Hundreds of protesting migrants clashed with police for a third straight day in northern Greece on Saturday, with migrants throwing rocks at officers who responded with tear gas and stun grenades.
Authorities say the demonstrations outside a migrant camp in Diavata have been triggered by false reports on social media that restrictions on travel to northern Europe had been lifted.
Several migrants, including children, fainted amid the clouds of tear gas Saturday. The protesters have lit fires to make the air more bearable, but blazes have also erupted from exploding stun grenades. In Athens, migrants left a main railway station after blocking trains on Friday and services resumed Saturday.
Greek officials say the migrants have been mobilized by false reports originating on social media that the road to central Europe, tightly sealed to migrants for three years, is open again, and that buses chartered by non-governmental organizations are waiting on the other side of the border with North Macedonia, about 60 kilometers (40 miles) to the north of Diavata.
"We must constantly fight the fake news," Nikos Ragos, the migrant policy ministry's coordinator for northern Greece, told The Associated Press.
He added that some of the migrants were now questioning the false reports, but that cybercrime police must find the source and the motive for spreading the claims.
Greek TV station Ant1 showed a migrant's cellphone screen containing a social media message, in Arabic, sent earlier this week from a purported NGO called "Caravan of Hope" advising migrants that Greece was to open the border with North Macedonia on April 5 at noon.
The protesting migrants in Diavata are mostly from Syria, Iraq and Afghanistan.

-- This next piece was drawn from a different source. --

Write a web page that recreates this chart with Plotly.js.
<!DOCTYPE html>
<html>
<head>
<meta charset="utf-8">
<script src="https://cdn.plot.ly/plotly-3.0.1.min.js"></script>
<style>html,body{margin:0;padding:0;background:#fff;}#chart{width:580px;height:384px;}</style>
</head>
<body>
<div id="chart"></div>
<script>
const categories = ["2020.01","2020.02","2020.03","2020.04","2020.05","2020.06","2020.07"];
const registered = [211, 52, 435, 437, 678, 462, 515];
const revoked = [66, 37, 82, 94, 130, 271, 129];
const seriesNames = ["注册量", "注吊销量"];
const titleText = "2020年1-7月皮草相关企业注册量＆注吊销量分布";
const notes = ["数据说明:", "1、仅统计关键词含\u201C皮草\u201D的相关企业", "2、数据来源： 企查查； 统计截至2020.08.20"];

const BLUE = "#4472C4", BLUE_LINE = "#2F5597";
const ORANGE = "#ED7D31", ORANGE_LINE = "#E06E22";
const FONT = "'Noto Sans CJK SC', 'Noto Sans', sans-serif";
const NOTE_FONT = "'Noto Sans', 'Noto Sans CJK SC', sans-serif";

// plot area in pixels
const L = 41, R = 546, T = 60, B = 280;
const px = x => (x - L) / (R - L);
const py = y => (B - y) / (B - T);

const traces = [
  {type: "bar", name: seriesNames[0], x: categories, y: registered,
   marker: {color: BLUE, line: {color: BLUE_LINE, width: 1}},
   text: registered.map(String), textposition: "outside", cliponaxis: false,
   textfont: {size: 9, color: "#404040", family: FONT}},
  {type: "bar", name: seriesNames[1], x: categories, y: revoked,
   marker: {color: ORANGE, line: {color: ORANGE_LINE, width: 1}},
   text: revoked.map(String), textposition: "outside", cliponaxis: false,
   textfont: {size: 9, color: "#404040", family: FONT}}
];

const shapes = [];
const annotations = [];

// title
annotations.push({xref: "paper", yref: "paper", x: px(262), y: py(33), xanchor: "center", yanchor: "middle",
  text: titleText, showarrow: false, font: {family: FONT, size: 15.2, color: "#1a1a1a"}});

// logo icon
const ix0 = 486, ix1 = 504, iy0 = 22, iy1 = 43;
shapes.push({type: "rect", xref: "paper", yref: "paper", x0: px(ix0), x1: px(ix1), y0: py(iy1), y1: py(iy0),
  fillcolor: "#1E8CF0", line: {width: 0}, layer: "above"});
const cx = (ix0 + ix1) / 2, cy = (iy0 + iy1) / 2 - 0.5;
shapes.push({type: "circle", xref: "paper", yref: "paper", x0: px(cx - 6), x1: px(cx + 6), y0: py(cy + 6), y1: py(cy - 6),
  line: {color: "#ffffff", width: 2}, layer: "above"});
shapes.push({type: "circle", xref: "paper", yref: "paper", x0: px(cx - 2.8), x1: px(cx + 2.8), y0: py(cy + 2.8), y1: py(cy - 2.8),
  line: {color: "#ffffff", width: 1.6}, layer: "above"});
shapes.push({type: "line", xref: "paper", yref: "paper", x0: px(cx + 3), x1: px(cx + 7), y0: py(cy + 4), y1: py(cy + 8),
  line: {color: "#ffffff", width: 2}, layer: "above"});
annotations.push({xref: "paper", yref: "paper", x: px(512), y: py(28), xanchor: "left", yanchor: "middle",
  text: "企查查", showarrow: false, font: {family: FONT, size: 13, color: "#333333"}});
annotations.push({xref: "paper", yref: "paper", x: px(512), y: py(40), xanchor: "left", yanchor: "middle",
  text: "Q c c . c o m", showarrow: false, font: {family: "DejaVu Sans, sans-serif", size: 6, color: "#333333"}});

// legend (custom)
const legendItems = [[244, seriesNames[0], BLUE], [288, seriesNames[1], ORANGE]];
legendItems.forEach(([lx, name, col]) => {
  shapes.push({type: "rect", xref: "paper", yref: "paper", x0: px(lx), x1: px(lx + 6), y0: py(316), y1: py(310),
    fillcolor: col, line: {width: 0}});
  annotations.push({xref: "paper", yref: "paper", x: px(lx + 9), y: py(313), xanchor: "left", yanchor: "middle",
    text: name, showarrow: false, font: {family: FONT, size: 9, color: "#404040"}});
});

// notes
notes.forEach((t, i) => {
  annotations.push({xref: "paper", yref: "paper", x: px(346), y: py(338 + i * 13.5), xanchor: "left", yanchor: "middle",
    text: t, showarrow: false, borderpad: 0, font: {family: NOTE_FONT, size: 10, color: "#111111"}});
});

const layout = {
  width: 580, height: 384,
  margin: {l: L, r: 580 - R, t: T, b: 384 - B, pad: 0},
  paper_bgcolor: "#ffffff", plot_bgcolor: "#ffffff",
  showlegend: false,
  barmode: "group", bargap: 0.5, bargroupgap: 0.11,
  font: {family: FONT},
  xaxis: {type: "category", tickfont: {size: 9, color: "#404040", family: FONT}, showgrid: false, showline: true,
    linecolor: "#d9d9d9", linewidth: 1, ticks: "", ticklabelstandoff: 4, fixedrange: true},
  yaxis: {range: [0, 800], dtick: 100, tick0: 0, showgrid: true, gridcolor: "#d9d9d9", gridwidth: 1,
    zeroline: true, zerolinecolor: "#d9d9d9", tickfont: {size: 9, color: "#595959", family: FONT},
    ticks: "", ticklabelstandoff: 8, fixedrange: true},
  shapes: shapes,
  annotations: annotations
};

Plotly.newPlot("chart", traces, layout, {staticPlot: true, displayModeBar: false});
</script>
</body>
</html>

Most of them are not camp residents, but came from all over Greece in order to reach the North Macedonia border. Some who tried to break into the camp were thrown out by police and at least two were arrested.
Almost none of the camp dwellers, and certainly none among the protesters, want to stay in Greece. They want to move on to wealthier central and northern European countries, especially Germany. Many feel trapped in Greece and despair with the slow pace of the processing of asylum applications.
"We have problems here. I arrived a year and a half ago and they have set my (asylum application) interview for December 2021," Shapour Karimi, 43, an Iranian and father of one child, told the Associated Press. "What will I do all this time? A solution must be found so we can depart."